- Goal of the exercise
Copy every line with the string "matplotlib" in it.

- Source data
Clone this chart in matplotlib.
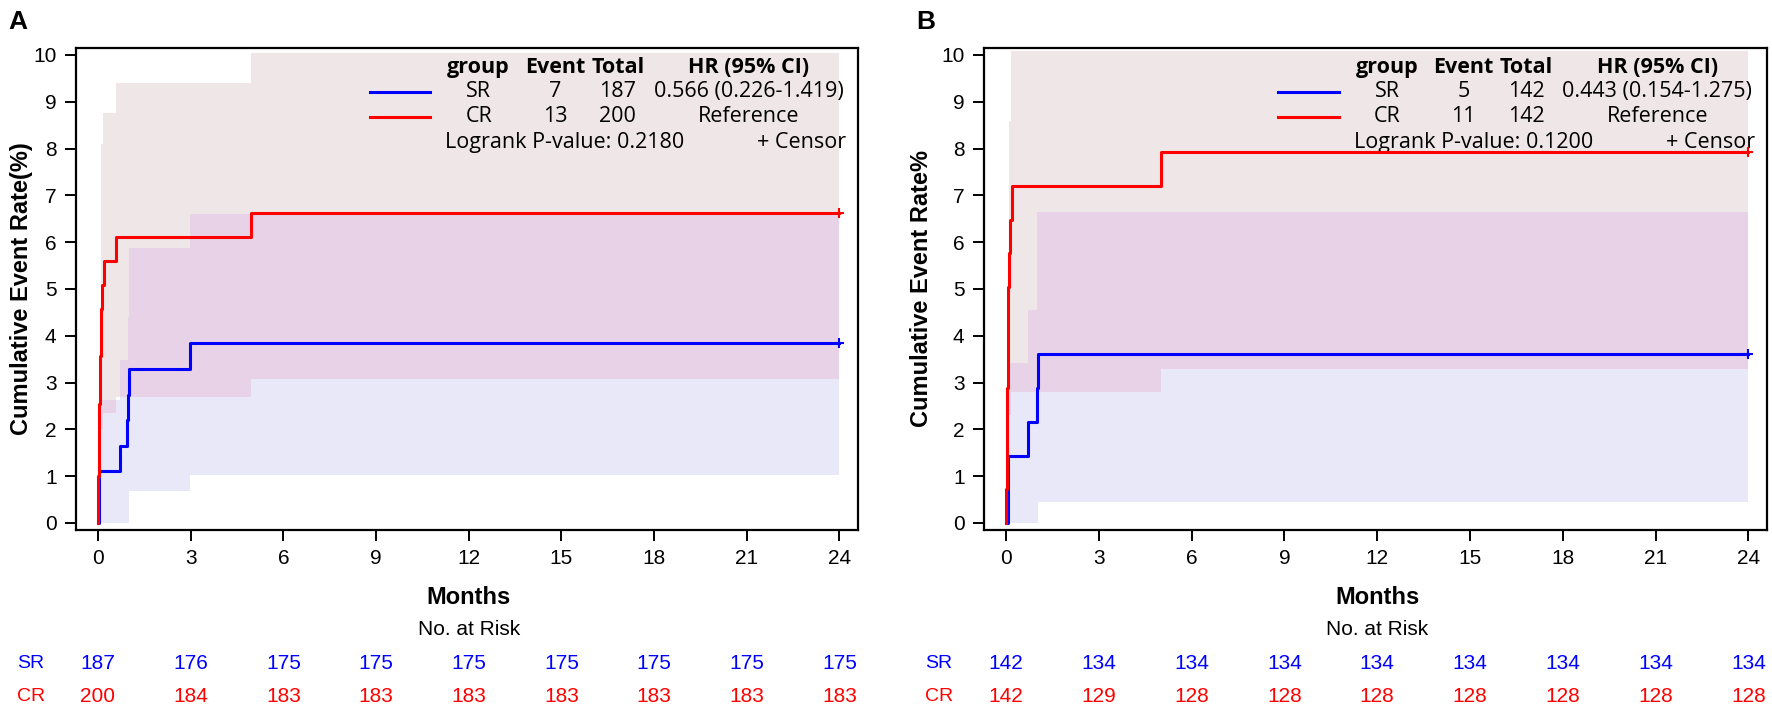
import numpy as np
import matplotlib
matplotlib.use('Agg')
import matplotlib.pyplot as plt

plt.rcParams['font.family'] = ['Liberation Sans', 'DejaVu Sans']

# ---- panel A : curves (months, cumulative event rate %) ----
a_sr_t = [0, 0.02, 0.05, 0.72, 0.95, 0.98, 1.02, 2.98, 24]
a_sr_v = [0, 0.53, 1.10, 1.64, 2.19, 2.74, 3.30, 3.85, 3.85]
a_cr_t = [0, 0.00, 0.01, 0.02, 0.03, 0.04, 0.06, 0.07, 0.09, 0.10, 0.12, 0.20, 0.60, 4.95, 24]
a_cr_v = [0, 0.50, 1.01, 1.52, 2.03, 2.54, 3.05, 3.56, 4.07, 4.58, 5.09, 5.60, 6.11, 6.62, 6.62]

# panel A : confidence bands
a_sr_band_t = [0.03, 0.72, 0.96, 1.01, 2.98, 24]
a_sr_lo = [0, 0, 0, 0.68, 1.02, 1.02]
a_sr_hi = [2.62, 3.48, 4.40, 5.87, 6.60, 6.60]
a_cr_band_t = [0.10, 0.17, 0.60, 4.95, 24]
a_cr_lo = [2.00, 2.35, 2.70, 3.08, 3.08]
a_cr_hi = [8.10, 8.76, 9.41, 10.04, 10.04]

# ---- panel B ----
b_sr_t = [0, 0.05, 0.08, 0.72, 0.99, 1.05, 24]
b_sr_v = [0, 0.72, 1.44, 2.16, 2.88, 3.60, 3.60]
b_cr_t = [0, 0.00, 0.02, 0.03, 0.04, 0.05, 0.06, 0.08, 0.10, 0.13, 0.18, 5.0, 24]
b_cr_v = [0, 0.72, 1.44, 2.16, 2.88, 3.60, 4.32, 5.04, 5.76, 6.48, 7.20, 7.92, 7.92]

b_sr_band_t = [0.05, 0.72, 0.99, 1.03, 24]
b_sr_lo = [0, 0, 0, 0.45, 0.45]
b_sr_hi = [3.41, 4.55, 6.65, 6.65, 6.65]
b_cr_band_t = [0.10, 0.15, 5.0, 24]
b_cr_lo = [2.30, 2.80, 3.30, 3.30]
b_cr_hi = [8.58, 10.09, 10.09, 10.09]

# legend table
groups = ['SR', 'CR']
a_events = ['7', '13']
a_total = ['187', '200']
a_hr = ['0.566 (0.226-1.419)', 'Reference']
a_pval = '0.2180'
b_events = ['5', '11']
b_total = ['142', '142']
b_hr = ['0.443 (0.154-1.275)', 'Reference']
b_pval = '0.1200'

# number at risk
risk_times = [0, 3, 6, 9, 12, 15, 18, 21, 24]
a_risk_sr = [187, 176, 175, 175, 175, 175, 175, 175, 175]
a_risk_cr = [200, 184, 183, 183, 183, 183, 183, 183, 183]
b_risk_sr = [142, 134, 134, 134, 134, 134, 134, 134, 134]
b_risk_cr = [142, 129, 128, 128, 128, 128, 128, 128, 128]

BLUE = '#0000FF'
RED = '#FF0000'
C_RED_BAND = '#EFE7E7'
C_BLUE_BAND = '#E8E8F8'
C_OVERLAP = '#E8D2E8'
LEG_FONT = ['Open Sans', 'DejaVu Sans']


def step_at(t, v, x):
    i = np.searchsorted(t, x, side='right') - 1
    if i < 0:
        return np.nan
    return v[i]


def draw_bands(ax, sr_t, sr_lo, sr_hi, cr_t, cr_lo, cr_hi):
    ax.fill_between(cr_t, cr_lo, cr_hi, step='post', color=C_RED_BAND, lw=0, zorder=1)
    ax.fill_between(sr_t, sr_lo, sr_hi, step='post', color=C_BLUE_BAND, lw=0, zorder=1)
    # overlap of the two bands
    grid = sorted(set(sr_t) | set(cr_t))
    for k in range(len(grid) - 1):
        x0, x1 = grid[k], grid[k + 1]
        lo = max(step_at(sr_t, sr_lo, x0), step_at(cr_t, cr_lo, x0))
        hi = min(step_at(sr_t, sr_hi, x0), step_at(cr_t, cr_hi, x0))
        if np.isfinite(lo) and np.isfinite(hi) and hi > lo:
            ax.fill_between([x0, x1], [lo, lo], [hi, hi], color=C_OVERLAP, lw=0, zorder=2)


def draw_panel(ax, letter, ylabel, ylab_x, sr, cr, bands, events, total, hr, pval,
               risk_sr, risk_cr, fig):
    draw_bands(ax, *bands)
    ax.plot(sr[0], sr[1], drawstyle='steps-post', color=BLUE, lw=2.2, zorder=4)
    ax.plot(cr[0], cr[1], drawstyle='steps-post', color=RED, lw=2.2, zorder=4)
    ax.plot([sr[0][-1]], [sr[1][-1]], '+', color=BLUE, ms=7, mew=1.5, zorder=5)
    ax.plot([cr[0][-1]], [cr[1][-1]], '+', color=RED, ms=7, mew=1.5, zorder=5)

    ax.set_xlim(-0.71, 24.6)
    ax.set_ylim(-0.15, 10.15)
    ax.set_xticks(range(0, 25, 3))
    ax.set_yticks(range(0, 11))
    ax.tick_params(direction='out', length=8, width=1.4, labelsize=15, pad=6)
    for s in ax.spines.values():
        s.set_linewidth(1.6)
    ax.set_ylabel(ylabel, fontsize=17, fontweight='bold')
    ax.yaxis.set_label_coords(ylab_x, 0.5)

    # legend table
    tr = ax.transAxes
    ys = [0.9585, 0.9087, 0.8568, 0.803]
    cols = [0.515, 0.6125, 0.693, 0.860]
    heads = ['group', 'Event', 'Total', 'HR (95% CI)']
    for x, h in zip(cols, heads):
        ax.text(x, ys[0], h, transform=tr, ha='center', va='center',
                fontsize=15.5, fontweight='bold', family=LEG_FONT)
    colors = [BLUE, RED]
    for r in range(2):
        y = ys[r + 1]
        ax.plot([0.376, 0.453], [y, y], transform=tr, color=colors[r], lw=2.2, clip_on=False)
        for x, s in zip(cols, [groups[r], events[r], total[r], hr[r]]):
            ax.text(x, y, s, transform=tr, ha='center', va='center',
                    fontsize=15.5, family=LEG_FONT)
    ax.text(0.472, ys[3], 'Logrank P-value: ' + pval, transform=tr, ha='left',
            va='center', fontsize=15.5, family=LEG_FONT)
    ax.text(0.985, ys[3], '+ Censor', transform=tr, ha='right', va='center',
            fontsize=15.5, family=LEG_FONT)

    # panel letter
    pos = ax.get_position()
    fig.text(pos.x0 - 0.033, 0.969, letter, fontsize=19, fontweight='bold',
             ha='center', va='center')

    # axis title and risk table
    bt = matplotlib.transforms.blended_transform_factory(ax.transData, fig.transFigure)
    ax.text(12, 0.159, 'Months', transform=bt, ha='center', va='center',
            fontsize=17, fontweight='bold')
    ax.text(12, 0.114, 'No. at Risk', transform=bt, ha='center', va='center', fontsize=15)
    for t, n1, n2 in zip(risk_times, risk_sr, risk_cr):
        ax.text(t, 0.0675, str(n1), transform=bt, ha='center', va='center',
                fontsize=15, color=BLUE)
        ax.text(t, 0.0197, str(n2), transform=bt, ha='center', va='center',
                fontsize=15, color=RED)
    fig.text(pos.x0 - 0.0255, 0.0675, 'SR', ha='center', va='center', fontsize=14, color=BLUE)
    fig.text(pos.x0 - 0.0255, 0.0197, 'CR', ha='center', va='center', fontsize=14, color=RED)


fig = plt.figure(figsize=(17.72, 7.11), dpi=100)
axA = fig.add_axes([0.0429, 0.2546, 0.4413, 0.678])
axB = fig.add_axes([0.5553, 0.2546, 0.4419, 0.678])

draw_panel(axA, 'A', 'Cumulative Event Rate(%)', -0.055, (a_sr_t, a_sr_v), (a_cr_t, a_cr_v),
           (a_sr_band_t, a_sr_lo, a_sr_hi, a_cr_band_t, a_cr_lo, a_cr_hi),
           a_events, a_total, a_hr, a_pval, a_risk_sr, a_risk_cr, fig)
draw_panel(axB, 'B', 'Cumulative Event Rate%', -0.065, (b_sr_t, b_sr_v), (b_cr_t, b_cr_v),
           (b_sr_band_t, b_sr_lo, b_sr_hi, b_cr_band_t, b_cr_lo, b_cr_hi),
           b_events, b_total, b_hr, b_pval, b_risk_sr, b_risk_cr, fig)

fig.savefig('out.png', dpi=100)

- Worked answer
Clone this chart in matplotlib.
import matplotlib
matplotlib.use('Agg')
import matplotlib.pyplot as plt
    bt = matplotlib.transforms.blended_transform_factory(ax.transData, fig.transFigure)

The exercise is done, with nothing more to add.